Tight ballgames? If Game One got any tighter there would have been crash carts in the cutout-filled seats and oxygen ventilators in the on-deck circles.

“They do some things that are unusual,” said Astros manager Dusty Baker before the game. If understatement is an irrevocable requirement for Manager of the Year, Baker might have this year’s award nailed down tight shut.

But Cash solidified his own airtight case, taking baseball’s version of of the 99 Cent Store (O Woolworth, where is thy sting?) to the top of the American League East irregular season heap and to the postseason’s number-one seed. He’s the director of the Rays starring in The Little Bang Theory.

They shoved the Toronto Blue Jays out of the wild card series in half a blink, wrangled the Empire Emeritus out of the division series, and neutralised the postseason-resurgent Astros’ big bats into cardboard tubes to open this week’s showdown.

They did it despite Snell seeming bent on setting new major league records for getting himself into more full counts than the law allows and escaping when it looked like the coppers had the cuffs around his wrists ready to click shut.

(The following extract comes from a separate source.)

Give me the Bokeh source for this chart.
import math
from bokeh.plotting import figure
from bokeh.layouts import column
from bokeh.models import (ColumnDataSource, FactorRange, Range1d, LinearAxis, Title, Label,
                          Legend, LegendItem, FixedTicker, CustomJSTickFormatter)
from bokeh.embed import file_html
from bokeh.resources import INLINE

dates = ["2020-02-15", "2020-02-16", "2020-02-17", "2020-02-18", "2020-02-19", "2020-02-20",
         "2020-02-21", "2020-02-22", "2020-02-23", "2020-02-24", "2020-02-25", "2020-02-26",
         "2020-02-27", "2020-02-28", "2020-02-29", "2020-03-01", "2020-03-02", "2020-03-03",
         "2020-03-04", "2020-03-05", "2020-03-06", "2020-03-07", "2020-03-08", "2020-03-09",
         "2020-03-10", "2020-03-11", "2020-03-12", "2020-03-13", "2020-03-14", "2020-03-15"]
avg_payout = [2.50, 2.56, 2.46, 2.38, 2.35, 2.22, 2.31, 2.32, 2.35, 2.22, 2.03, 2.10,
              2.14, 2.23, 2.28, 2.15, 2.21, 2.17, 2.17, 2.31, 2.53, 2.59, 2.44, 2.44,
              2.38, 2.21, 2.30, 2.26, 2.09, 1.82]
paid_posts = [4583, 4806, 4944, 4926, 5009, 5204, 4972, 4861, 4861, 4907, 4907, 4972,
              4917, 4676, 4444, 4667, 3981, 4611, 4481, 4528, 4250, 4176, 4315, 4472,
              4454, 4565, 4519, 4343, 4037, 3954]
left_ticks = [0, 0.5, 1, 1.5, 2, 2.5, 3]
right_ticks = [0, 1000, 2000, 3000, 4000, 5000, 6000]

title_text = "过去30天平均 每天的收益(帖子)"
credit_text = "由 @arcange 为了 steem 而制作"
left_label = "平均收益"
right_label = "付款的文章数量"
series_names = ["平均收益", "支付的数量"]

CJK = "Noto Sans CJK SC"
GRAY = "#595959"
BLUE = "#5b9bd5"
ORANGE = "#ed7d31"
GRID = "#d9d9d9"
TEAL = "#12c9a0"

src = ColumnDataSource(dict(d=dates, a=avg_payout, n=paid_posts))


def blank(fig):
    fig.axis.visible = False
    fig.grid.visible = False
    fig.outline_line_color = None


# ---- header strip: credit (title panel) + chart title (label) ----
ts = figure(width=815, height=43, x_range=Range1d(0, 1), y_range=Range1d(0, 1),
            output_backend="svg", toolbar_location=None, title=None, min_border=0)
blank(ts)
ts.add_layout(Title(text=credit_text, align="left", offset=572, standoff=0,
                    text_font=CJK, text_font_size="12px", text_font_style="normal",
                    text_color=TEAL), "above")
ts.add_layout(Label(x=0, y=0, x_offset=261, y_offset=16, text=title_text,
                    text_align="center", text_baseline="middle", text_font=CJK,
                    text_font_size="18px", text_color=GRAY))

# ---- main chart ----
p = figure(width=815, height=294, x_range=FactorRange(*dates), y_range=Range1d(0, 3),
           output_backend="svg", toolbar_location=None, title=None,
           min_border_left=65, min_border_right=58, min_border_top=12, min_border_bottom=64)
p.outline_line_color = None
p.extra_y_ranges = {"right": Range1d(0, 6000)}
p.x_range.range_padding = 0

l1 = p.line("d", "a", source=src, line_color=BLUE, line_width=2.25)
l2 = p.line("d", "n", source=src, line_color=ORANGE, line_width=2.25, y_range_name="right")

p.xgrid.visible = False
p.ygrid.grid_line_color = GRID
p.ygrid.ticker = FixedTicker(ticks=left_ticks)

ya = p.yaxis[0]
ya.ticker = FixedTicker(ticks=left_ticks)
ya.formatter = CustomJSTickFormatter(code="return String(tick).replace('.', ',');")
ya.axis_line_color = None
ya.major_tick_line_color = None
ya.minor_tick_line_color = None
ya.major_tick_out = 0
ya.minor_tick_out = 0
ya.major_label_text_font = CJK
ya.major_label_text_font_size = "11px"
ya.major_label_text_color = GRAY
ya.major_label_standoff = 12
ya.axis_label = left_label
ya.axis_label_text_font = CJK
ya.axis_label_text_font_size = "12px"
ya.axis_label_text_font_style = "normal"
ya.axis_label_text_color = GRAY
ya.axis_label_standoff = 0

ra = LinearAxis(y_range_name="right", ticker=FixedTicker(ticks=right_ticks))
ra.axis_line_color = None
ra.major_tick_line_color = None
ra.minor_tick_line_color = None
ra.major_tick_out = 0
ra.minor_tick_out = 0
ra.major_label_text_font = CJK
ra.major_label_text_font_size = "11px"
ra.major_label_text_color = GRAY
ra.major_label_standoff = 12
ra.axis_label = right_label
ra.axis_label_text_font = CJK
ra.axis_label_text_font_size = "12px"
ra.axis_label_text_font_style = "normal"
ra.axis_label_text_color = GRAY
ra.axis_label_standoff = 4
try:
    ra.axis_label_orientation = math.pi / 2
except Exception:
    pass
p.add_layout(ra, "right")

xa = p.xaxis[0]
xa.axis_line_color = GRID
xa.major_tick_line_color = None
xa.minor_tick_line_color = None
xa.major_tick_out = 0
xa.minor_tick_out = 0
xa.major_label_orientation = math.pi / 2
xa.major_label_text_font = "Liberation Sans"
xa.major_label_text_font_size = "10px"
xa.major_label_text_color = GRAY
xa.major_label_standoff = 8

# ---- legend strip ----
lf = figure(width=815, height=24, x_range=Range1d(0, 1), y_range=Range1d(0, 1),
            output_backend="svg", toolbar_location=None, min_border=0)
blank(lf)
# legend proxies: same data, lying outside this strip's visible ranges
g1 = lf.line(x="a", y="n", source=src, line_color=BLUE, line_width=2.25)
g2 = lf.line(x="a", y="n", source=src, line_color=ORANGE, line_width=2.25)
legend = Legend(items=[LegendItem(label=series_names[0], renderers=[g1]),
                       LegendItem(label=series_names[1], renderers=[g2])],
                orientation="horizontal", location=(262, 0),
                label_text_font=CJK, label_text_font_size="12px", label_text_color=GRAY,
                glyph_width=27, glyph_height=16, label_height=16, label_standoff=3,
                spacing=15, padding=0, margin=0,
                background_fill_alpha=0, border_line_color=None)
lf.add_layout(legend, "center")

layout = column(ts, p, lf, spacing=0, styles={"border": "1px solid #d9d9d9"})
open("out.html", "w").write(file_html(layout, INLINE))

They did it despite Valdez striking out eight in six mostly splendid innings and the youthful enough Astros bullpen looking as though they’d been studying the Rays for what to do, how to do it, and when to do it.

No, the Rays had to suck the Astros into joining them for an act that made the Flying Wallendas resemble cartoon amateurs. They even had to find their own kind of exclamation point, with Castillo striking out Altuve, the pint size power plant who’d started the evening with the long ball, on a nice, nasty, diving-away slider to close it out at last.

Last fall, the Rays lost a division series to the Astros in five games but proved they could play up to and with the big beasts when given the chance. This fall they’re proving that the great white whales don’t stand that much of a chance against a pack of hell-bent-for-blubber anchovies. So far.